Objective |
Without any pictures, restate the lines from the one containing "Recreate this image" to the one containing "const xt = xTickLabels.map(parse);", word for word, ends included.

— start Data records —

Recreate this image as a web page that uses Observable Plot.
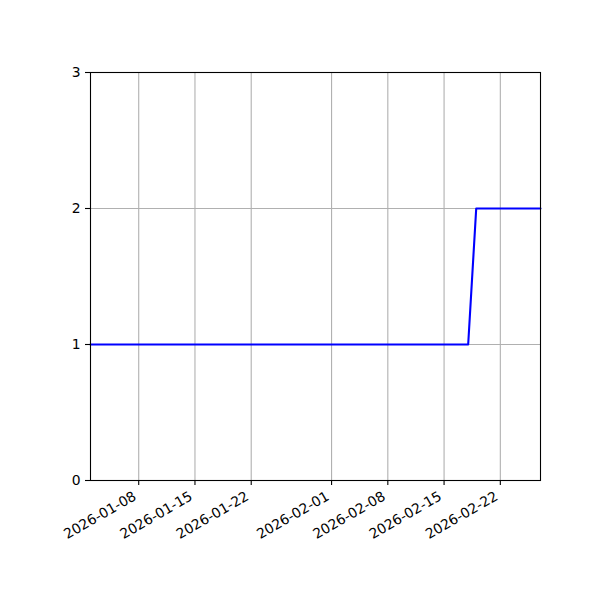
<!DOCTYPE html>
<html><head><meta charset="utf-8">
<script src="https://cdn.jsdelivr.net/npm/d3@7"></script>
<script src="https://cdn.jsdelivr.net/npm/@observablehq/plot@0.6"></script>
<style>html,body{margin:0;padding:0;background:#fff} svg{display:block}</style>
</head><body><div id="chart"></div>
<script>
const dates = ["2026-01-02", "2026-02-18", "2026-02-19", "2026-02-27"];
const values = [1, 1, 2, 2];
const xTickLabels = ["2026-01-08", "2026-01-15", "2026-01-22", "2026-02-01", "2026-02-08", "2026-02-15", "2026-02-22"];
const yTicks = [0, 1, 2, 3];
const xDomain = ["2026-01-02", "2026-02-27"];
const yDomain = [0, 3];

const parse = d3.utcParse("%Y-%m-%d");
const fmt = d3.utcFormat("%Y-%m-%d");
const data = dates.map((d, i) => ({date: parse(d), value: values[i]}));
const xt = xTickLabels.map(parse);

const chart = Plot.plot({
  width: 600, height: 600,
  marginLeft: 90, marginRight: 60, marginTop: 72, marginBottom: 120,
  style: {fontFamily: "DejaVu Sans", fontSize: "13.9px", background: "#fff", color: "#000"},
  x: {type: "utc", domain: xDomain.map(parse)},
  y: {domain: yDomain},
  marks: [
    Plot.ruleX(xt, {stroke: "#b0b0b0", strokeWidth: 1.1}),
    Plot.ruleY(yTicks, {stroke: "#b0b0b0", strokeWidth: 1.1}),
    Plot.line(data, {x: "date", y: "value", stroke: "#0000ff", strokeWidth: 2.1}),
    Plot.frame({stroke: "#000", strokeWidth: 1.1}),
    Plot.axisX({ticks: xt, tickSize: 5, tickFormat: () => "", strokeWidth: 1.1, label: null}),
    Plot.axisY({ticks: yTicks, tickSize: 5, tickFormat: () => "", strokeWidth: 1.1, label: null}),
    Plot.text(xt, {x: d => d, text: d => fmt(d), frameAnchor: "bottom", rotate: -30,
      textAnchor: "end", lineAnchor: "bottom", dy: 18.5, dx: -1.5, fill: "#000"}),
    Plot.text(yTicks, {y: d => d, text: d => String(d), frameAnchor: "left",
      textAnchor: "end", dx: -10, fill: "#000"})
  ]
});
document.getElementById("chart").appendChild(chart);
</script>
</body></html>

— end Data records —
— start Data records —

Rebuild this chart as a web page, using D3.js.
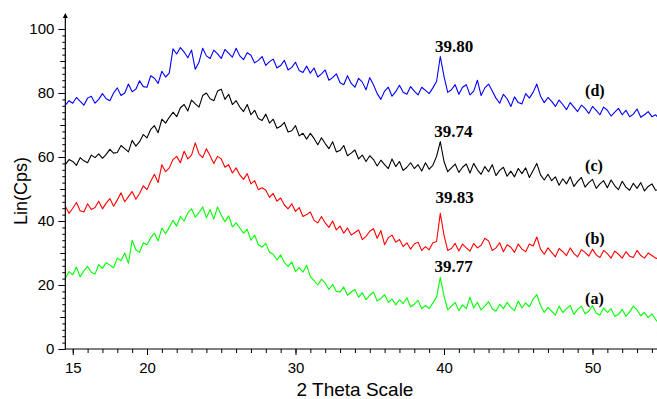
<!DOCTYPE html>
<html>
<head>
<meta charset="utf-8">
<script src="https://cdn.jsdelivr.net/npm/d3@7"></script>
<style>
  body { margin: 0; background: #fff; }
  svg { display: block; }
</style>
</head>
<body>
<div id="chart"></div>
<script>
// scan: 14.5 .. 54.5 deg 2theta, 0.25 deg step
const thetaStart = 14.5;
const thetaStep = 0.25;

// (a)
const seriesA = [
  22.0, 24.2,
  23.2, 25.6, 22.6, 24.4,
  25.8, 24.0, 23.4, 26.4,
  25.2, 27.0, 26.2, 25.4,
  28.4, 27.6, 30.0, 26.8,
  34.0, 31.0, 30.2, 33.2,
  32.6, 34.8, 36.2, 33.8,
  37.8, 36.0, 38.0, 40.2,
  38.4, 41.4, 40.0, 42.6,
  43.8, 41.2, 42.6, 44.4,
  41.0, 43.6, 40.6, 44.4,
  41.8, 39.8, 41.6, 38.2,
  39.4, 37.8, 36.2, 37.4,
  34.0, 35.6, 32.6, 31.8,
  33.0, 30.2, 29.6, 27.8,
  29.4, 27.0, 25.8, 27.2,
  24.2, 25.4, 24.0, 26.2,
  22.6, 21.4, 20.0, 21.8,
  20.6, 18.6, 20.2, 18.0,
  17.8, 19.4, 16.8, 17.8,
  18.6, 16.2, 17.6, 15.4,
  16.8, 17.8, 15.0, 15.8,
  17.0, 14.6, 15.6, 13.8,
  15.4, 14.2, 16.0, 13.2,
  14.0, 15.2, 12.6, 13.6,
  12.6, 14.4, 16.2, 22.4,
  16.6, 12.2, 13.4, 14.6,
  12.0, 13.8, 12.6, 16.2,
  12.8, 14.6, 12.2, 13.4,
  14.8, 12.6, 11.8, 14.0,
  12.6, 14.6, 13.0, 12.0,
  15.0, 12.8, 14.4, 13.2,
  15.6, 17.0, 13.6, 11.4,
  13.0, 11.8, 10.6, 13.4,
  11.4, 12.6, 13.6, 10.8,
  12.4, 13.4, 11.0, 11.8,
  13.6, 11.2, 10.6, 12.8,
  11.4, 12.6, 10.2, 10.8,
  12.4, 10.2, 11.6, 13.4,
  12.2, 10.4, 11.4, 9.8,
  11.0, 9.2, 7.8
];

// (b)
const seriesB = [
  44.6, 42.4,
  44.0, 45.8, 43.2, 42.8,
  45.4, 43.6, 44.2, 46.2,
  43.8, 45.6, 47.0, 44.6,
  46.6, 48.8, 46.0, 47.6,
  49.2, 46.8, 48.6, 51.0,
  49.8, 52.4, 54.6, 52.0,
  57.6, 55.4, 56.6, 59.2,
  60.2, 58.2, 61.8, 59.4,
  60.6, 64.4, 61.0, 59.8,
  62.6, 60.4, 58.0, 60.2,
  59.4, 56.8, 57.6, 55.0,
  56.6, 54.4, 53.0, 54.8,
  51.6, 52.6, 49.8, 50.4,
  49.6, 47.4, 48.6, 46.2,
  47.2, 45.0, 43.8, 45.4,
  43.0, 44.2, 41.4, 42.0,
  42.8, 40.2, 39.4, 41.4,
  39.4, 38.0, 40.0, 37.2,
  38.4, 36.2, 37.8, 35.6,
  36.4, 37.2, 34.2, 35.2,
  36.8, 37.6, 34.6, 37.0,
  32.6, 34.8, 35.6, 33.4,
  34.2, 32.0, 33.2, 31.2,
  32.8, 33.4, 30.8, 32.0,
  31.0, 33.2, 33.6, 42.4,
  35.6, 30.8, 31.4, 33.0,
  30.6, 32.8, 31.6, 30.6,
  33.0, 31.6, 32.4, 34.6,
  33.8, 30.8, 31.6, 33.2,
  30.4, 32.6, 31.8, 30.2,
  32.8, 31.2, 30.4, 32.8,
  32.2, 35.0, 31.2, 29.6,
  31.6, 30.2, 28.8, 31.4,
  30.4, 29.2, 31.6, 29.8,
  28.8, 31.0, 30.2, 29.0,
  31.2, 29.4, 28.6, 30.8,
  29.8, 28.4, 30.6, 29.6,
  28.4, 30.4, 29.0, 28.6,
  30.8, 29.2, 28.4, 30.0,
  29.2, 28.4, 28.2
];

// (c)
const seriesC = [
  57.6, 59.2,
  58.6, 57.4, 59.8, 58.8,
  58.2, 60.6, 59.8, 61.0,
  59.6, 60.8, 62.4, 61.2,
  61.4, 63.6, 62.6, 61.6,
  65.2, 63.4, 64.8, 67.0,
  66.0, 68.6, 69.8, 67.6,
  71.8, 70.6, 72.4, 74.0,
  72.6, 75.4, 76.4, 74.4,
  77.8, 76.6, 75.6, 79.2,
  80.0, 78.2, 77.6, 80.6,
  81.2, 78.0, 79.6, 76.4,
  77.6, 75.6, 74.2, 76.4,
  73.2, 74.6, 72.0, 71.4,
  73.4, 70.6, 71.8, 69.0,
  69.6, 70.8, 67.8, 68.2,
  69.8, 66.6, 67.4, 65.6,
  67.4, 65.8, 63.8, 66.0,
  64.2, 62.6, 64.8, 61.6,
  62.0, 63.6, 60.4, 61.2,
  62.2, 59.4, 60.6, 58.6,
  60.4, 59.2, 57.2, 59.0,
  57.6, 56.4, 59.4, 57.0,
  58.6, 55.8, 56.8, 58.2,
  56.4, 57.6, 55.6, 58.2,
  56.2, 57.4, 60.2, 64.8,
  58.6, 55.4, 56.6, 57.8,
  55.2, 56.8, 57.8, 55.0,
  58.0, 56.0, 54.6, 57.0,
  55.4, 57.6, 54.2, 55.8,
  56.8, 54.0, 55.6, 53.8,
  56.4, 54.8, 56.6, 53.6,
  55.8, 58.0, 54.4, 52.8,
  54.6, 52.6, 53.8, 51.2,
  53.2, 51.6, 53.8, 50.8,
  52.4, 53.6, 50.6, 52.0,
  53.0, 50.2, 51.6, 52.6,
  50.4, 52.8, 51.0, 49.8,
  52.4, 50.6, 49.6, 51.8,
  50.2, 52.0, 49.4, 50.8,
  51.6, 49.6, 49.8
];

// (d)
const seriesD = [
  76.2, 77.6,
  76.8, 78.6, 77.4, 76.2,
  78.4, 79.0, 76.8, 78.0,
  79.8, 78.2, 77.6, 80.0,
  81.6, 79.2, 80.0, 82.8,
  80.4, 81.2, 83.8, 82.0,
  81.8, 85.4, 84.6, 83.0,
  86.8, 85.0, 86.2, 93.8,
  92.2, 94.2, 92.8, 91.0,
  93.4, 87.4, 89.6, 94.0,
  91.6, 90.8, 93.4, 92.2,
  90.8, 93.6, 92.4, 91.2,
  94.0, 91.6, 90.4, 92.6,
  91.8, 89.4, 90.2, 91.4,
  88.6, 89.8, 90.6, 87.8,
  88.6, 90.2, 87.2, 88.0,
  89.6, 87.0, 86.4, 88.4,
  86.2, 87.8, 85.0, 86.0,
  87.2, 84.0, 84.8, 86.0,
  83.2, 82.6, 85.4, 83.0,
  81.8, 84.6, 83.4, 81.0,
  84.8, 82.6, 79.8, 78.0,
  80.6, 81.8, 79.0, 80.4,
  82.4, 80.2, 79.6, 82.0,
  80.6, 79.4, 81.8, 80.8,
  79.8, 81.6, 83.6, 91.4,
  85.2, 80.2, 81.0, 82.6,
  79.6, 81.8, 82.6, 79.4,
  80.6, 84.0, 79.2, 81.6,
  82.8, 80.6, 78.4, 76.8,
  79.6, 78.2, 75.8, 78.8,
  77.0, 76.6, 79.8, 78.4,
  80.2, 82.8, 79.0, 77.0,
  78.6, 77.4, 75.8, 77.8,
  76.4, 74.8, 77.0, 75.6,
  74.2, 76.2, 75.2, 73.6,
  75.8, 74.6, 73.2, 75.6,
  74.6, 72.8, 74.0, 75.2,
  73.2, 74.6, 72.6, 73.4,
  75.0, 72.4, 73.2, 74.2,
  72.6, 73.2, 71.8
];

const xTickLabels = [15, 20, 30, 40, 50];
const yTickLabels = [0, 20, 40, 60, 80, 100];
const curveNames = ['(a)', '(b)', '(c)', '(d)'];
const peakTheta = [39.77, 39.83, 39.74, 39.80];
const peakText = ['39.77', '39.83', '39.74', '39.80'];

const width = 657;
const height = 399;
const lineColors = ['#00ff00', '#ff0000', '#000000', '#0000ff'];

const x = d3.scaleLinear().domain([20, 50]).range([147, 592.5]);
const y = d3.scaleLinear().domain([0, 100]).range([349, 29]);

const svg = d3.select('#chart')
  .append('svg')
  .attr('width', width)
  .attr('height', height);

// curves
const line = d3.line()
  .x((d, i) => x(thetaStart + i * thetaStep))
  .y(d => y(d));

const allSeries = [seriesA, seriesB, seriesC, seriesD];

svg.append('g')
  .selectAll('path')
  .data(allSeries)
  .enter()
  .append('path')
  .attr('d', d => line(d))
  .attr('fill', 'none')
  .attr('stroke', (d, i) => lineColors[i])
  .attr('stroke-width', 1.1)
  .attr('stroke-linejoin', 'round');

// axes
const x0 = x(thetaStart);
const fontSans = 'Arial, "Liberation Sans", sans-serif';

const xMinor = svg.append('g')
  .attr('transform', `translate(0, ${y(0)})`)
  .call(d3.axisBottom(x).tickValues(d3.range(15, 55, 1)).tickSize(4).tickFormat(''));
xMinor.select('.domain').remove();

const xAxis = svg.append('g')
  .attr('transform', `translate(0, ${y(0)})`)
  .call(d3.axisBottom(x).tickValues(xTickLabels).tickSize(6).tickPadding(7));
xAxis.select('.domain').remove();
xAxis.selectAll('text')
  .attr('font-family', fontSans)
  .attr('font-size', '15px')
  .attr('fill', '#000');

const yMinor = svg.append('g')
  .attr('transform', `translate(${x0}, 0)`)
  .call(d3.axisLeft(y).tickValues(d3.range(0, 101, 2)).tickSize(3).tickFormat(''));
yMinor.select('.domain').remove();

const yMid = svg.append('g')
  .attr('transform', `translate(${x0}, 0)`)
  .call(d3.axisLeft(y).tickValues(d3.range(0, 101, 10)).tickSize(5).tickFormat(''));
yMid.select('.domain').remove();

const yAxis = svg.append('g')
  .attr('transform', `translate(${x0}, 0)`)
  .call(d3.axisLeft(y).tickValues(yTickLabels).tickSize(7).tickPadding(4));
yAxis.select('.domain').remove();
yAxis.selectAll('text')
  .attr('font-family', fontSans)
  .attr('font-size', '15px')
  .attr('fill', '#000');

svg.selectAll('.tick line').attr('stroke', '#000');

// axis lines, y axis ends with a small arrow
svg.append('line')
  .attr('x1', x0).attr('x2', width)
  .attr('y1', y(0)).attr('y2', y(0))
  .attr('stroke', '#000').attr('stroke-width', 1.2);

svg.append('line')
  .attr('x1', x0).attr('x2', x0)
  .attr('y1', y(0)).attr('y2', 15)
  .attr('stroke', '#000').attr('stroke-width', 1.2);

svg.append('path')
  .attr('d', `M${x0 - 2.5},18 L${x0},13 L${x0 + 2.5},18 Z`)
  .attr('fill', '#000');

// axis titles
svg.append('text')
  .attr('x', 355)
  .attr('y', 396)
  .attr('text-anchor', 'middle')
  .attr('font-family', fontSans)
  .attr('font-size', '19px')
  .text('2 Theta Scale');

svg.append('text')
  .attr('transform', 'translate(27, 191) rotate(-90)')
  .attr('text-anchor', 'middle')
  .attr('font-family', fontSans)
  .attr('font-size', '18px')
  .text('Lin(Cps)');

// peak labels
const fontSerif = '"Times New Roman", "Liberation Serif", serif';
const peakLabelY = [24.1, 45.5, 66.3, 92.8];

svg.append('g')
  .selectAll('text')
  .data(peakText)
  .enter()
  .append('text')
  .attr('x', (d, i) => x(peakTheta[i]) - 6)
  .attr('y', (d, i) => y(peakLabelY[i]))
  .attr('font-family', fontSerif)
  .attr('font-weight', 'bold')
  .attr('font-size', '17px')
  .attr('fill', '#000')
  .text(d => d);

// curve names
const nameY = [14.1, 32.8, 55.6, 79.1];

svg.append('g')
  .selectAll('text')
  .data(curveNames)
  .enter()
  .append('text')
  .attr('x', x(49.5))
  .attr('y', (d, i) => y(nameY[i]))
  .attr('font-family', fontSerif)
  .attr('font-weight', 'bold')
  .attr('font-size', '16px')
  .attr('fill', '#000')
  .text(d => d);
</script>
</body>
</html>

— end Data records —

Solution for this problem |
Recreate this image as a web page that uses Observable Plot.
<!DOCTYPE html>
<html><head><meta charset="utf-8">
<script src="https://cdn.jsdelivr.net/npm/d3@7"></script>
<script src="https://cdn.jsdelivr.net/npm/@observablehq/plot@0.6"></script>
<style>html,body{margin:0;padding:0;background:#fff} svg{display:block}</style>
</head><body><div id="chart"></div>
<script>
const dates = ["2026-01-02", "2026-02-18", "2026-02-19", "2026-02-27"];
const values = [1, 1, 2, 2];
const xTickLabels = ["2026-01-08", "2026-01-15", "2026-01-22", "2026-02-01", "2026-02-08", "2026-02-15", "2026-02-22"];
const yTicks = [0, 1, 2, 3];
const xDomain = ["2026-01-02", "2026-02-27"];
const yDomain = [0, 3];

const parse = d3.utcParse("%Y-%m-%d");
const fmt = d3.utcFormat("%Y-%m-%d");
const data = dates.map((d, i) => ({date: parse(d), value: values[i]}));
const xt = xTickLabels.map(parse);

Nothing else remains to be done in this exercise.